Judy Duncan, ACORN Canada’s head organizer forwarded me this piece she had gotten commemorating Labor Day, and it’s worth sharing:

In 1894, it [Labor Day] became a national holiday in Canada. The Canadian government was seeking to accommodate the Labour Movement after the rise of the Knights of Labor and the strengthening of unions in the 1880s. Shortly after, the American government followed suit, wanting in particular to offer a counterpoint to May Day, which commemorated the state violence against the 1886 Haymarket demonstrators. The contrast remains between the North American Labour Day holiday and May Day, which is Labour’s day elsewhere. While May Day stands for the international struggle against capitalism, Labour Day signifies the accommodation of workers within the capitalist system. Canada and the U.S. are the only countries where Labour Day rather than May Day celebrates the achievements of workers.
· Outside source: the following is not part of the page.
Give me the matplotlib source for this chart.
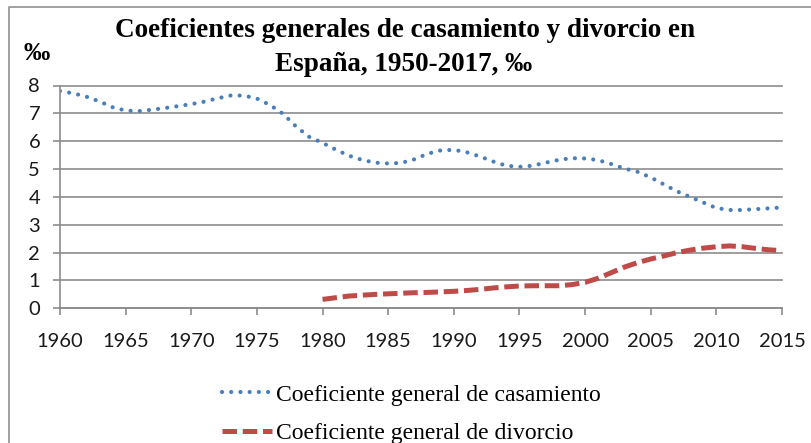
import matplotlib
matplotlib.use("Agg")
import matplotlib.pyplot as plt
from matplotlib import font_manager
from matplotlib.lines import Line2D

years = list(range(1960, 2016))
casamiento = [7.80, 7.72, 7.60, 7.43, 7.22, 7.10, 7.08, 7.13, 7.19, 7.26,
              7.33, 7.42, 7.54, 7.64, 7.64, 7.53, 7.30, 6.98, 6.52, 6.15,
              5.94, 5.70, 5.48, 5.33, 5.23, 5.20, 5.22, 5.35, 5.55, 5.67,
              5.69, 5.60, 5.45, 5.27, 5.12, 5.08, 5.12, 5.23, 5.33, 5.39,
              5.38, 5.32, 5.18, 5.02, 4.90, 4.70, 4.45, 4.20, 4.00, 3.80,
              3.60, 3.53, 3.53, 3.56, 3.59, 3.62]
div_years = list(range(1980, 2016))
divorcio = [0.32, 0.38, 0.44, 0.47, 0.50, 0.52, 0.54, 0.56, 0.57, 0.59,
            0.61, 0.64, 0.68, 0.73, 0.77, 0.80, 0.81, 0.81, 0.81, 0.85,
            0.93, 1.08, 1.28, 1.48, 1.64, 1.77, 1.88, 2.00, 2.09, 2.16,
            2.21, 2.24, 2.21, 2.15, 2.10, 2.07]
xticks = list(range(1960, 2016, 5))
yticks = list(range(0, 9))
title_lines = ["Coeficientes generales de casamiento y divorcio en",
               "España, 1950-2017, ‰"]
ylabel = "‰"
labels = ["Coeficiente general de casamiento", "Coeficiente general de divorcio"]


def pick(fams):
    for f in fams:
        try:
            font_manager.findfont(f, fallback_to_default=False)
            return f
        except Exception:
            pass
    return "DejaVu Sans"


tickfont = pick(["Liberation Sans Narrow", "Lato", "Roboto"])
narrow = tickfont == "Liberation Sans Narrow"
tsize = 16.5 if narrow else 14.5
serif = ["Liberation Serif", "DejaVu Serif"]

W, H = 811, 443
fig = plt.figure(figsize=(W / 100, H / 100), dpi=100)
ax = fig.add_axes([60 / W, 1 - 308.3 / H, (782 - 60) / W, (308.3 - 85.5) / H])

blue = "#4a7ebb"
red = "#be4b48"
gridc = "#8c8c8c"

ax.plot(years, casamiento, color=blue, lw=3.0, linestyle=(0, (0.01, 2.2)),
        dash_capstyle="round", solid_capstyle="round", label=labels[0])
ax.plot(div_years, divorcio, color=red, lw=3.6, linestyle=(0, (2.9, 1.15)),
        dash_capstyle="butt", label=labels[1])

ax.set_xlim(1960, 2015)
ax.set_ylim(0, 8)
ax.set_xticks(xticks)
ax.set_yticks(yticks)
ax.grid(axis="y", color=gridc, lw=1.2)
for g in ax.get_ygridlines():
    g.set_clip_on(False)
ax.set_axisbelow(True)
for s in ["top", "right"]:
    ax.spines[s].set_visible(False)
for s in ["left", "bottom"]:
    ax.spines[s].set_color(gridc)
    ax.spines[s].set_linewidth(1.2)
ax.tick_params(axis="both", colors=gridc, width=1.2, length=4.8,
               labelcolor="#1a1a1a", labelsize=tsize)
ax.tick_params(axis="y", pad=9.5)
ax.tick_params(axis="x", pad=13)
for lab in ax.get_xticklabels() + ax.get_yticklabels():
    lab.set_family(tickfont)

fig.text(405 / W, 1 - 37 / H, title_lines[0], ha="center", va="baseline",
         family=serif, fontweight="bold", fontsize=19.5)
fig.text(404 / W, 1 - 71 / H, title_lines[1], ha="center", va="baseline",
         family=serif, fontweight="bold", fontsize=19.5)
fig.text(24 / W, 1 - 60 / H, ylabel, ha="left", va="baseline", family=serif,
         fontweight="bold", fontsize=19)

leg = fig.legend(loc="upper left", bbox_to_anchor=(222 / W, 1 - 384 / H),
                 frameon=False, prop={"family": serif, "size": 17},
                 handlelength=2.1, handletextpad=0.2, labelspacing=0.72,
                 borderpad=0, borderaxespad=0)

# outer frame (top and left edges visible)
fig.add_artist(Line2D([9 / W, 9 / W, 1], [0, 1 - 7 / H, 1 - 7 / H],
                      transform=fig.transFigure, color="#9a9a9a", lw=1.3))

fig.savefig("out.png", dpi=100)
Accommodations are much, much different than achievements, especially with the disappearance of any social contract between labor and management involving an equal sharing of the benefits of work and wealth. When Labor Day becomes little more than a showcase and access point for politicians, that’s an even further dilution of the critical content of the day.

We have to hang on to it of course. At least we have one day that we can still try to claim as our own, since almost every other day of the year seems to celebrate business and the rich for all of us, and perhaps especially for politicians.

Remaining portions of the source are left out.